Audi’s half-scale model of its classic Grand Prix car, the 1936 Auto Union Type C.

Hope or hype? 3D tech revealed

Everyone’s talking about 3D printing, or ‘additive manufacturing’ as some prefer to call it. But when will the technology actually break through into the mainstream, and what are the implications? Seco’s Head of Research and Development, Anders Ericsson, takes a closer look.

When a little over a year ago, Audi showed off a half-scale model of its classic Grand Prix car, the 1936 Auto Union Type C, it wasn’t the car itself that attracted the greatest interest. Rather, it was the ‘printer’. The car was one of the first to be created through additive manufacturing or what’s sometimes called 3D-printing technology. At the same time, Audi signaled that it was now investigating new opportunities for printing out complex components directly from “powder to metal”.

A “paradigm shift within manufacturing” or not?

The Audi example is just one of many of the increasing number of uses for additive manufacturing (AM). Advocates highlight the fact that the technology allows for the metal industry to go from production-driven design to design-driven production, that lead-times will be cut for the development of new products, and that there is now new potential for producing components featuring complex geometries. Some even call the technology a “paradigm shift within manufacturing”. But Anders Ericsson, Head of Research and Development at Seco, is keen to slightly downplay the technology’s immediate significance for the metal working industry.

“AM is clearly an extremely interesting technology for many of our customers,” he says. “In some cases, it can replace roughing, but we don’t think that the technology will replace the bulk of finishing operations any time within the next 15 years.”

If you go back 20 years, many thought net shape forming was going to be the new production technology that to some degree would replace traditional metal cutting. The method involves creating components that are very close to their final form. But while net shape forming is today widely used across the industry, it hasn’t become the revolution that many expected.

“You can draw a parallel with this and with additive manufacturing, today,” says Ericsson. “Everyone is talking about the technology, but we don’t really know where it will lead. But, having said that, I still believe that additive manufacturing has greater potential for metals than net shape forming, primarily because AM is currently being successfully used with complex plastic components and because digitalization will work as a key enabler.”

Opportunities and challenges

Up until now, it has been the medical sector and, to some extent, the aviation sector that have made progress with additive manufacturing within areas traditionally dependent on the metalworking industry. The method has also been effective in the medical sector in producing small runs of complex, tailor-made components such as prostheses and implants.

“On the other hand, it is currently rarely effective to use AM for mass production of metal components,” says Ericsson. “The cost per-component is much too high. The technology needs to become 10 to 20 times faster for it to have a major impact.”

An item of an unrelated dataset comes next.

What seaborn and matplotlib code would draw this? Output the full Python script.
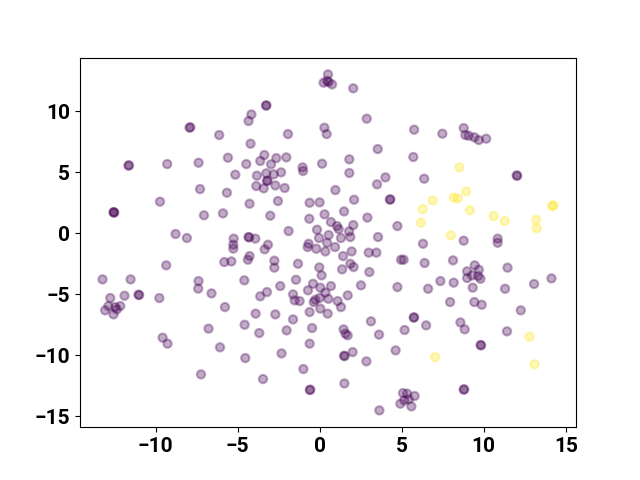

In terms of the characteristics of the components produced, additive-manufactured products can often approach those of solid metal items, according to Ericsson.

“You can, for example, get equivalent characteristics in terms of bending rigidity,” he says. “But at the microscopic level, when the material is fine machined, it becomes clear that you need to change the machining methodology in order to carry out effective machining. We’re currently seeing this phenomenon in something like 30 percent of machining cases.”

Seco Tools – at the front line

This is where Seco often comes into the discussion with its customers around the world, solving the challenges that come along with machining in terms of the characteristics of the material and the choice of work tool.

Ericsson advises taking a ‘dare to dream’ approach and beginning to conduct tests using AM methods for carefully selected products. Seco has itself begun using AM to produce some metal components in its own products, he notes.

“At Seco, we’re choosing to see AM as an opportunity and as an extremely interesting technology for our customers. We realise that, with the broad and deep competence that Seco has within machining, we can work closely with our customers and propose wholistic solutions that include AM and that help create an efficient production system for them.”


By Per-Ola Knutas
Photos by Jonas Gauffin, Audi
Illustrations by Anil Yanik

Anders Ericsson

Anders Ericssons’ advice regarding AM

Begin testing
There are component suppliers where you can get additive-manufactured components.

Look at the flow
Look at the entire process flow in your production process and analyse where it is efficient and where there’s a good case to be made for using AM.

Talk to your tool supplier
Conduct a dialog with your work tools supplier and use their expert knowledge to establish the best solution for fine machining and the entire production process.